Et pourquoi pas ! Nous voulons montrer qu’on peut organiser des forums d’ampleur internationale dans des lieux qu’on n’attend pas. Nîmes possède un patrimoine romain extraordinaire et nous voulions être en Occitanie. Nous voulions aussi un endroit qui peut attirer les touristes et les accueillir. ♦

 

  • Demandez le programme 

Nîmes, capitale mondiale de la transformation durable du tourisme pendant deux jours. Pour la deuxième édition de ce forum international, le gouvernement égyptien livrera un aperçu de la COP27 ; des responsables ukrainiens expliqueront comment les destinations font face à la guerre et protègent leurs atouts touristiques ; dix ministres du tourisme échangeront autour des initiatives novatrices ; Google livrera les nouvelles attentes des voyageurs…

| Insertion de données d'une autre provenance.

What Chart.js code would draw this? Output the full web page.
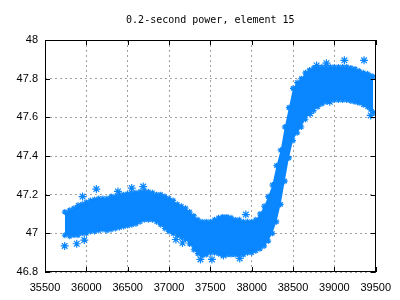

Des représentants d’entreprises mondiales (la Banque Mondiale, Alstom, Mastercard, ACCOR, American Express GBT, Amadeus, Pierre et Vacances, SNCF, TUI, IATA) et des responsables du secteur public (ministres, élus régionaux et locaux, organismes internationaux comme l’OMT et le WTTC) tenteront d’apporter des solutions concrètes pour transformer le secteur des voyages et du tourisme de façon durable et responsable.